Count lines, not occurrences: give the number of lines holding the word "script", and nothing besides.

* start *

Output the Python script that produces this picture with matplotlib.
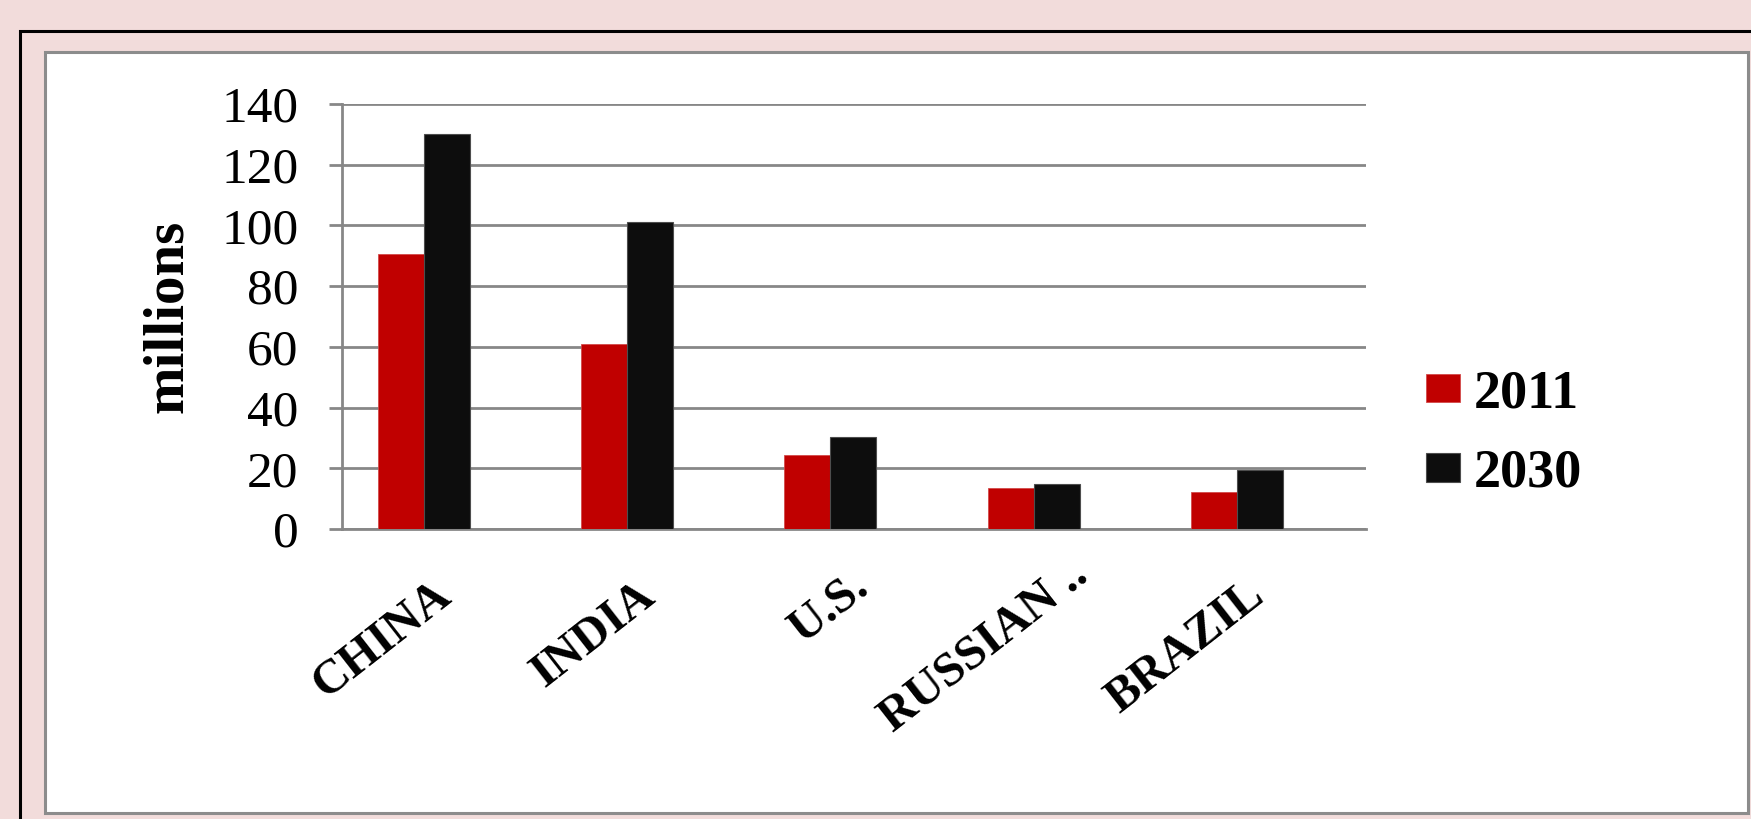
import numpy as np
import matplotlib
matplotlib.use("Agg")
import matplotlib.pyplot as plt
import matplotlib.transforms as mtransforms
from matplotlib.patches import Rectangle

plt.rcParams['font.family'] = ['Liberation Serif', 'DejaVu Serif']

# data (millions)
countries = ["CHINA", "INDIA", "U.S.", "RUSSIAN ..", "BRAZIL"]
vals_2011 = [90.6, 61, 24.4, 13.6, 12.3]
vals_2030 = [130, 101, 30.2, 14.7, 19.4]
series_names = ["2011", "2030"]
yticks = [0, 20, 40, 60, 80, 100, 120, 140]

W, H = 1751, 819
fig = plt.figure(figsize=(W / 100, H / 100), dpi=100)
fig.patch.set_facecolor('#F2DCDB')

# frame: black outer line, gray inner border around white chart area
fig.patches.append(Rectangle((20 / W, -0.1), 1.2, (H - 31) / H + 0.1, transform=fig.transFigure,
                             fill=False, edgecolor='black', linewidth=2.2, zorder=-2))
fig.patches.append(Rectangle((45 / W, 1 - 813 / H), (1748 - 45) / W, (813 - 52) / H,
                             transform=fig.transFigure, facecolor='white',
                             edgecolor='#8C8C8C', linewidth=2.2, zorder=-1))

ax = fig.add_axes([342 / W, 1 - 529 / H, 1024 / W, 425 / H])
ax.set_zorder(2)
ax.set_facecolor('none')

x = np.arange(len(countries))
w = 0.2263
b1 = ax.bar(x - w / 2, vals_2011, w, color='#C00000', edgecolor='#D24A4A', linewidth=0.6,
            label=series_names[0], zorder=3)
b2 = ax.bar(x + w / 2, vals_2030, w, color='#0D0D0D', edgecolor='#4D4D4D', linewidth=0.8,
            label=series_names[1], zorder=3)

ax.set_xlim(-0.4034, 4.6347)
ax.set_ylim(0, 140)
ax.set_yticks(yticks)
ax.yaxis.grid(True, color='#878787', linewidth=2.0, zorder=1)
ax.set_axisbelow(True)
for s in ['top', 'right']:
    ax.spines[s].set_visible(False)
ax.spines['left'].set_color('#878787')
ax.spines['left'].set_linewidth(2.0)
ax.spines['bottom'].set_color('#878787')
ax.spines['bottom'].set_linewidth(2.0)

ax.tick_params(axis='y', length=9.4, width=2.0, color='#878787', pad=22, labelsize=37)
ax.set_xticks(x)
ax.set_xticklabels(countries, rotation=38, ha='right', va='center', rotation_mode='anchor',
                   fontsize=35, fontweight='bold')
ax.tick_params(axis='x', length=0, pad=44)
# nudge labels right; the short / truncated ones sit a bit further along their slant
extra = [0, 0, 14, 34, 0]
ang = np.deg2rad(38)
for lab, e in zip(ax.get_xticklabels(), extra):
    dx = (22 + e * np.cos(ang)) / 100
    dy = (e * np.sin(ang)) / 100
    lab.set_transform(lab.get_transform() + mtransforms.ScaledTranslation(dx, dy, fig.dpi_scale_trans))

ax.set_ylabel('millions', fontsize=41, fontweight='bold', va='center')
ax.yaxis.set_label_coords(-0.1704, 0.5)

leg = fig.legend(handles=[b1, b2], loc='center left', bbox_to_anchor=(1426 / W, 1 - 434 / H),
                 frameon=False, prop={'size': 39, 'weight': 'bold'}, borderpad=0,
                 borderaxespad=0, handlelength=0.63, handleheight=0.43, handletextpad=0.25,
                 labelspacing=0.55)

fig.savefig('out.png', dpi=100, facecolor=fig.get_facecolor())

* end *
* start *

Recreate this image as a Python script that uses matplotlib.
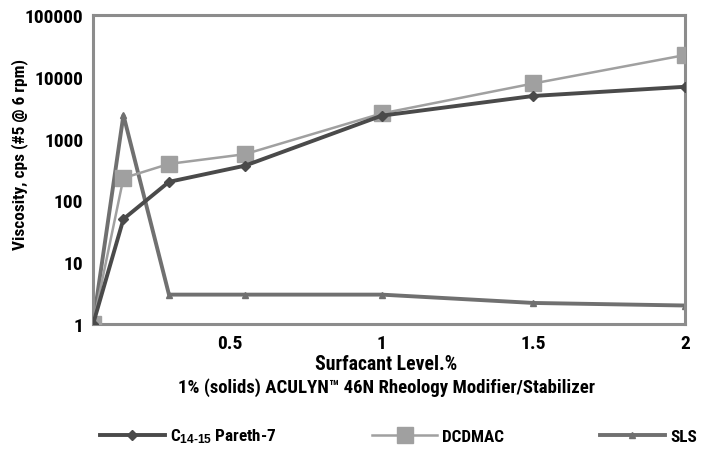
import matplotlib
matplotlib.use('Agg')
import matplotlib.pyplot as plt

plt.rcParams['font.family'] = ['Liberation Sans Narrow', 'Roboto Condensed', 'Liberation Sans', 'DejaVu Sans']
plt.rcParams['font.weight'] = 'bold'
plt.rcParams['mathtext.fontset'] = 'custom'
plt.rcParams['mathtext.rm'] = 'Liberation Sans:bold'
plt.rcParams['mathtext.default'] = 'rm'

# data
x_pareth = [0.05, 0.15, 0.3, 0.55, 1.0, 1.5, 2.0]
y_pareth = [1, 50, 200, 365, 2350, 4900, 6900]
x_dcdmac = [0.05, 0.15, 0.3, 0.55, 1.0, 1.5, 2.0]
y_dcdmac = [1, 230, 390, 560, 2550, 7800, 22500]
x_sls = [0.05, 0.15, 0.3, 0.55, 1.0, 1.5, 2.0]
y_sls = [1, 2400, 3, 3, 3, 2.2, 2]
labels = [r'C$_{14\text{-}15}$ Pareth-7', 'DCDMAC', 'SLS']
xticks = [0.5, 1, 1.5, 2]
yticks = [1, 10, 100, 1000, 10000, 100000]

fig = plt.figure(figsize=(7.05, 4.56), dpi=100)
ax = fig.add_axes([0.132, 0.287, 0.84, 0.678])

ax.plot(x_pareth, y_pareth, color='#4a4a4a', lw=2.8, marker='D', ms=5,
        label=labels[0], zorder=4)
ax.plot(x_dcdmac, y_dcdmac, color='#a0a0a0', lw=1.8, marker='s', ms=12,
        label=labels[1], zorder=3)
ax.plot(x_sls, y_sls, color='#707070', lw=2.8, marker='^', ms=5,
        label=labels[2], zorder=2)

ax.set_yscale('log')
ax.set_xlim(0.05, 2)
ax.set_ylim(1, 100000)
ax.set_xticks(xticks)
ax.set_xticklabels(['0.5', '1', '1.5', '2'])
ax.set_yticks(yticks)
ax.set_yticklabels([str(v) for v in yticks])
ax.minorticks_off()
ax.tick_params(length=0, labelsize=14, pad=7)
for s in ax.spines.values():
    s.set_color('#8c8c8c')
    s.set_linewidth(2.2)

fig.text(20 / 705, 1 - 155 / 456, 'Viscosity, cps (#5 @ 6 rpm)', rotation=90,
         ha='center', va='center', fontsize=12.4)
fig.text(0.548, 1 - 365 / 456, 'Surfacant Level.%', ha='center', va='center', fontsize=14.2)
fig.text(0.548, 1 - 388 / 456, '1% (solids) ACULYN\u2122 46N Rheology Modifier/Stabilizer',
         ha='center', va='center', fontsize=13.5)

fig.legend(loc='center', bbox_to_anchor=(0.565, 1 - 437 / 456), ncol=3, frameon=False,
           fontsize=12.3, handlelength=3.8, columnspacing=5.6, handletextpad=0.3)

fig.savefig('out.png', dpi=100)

* end *

> The completed task: 2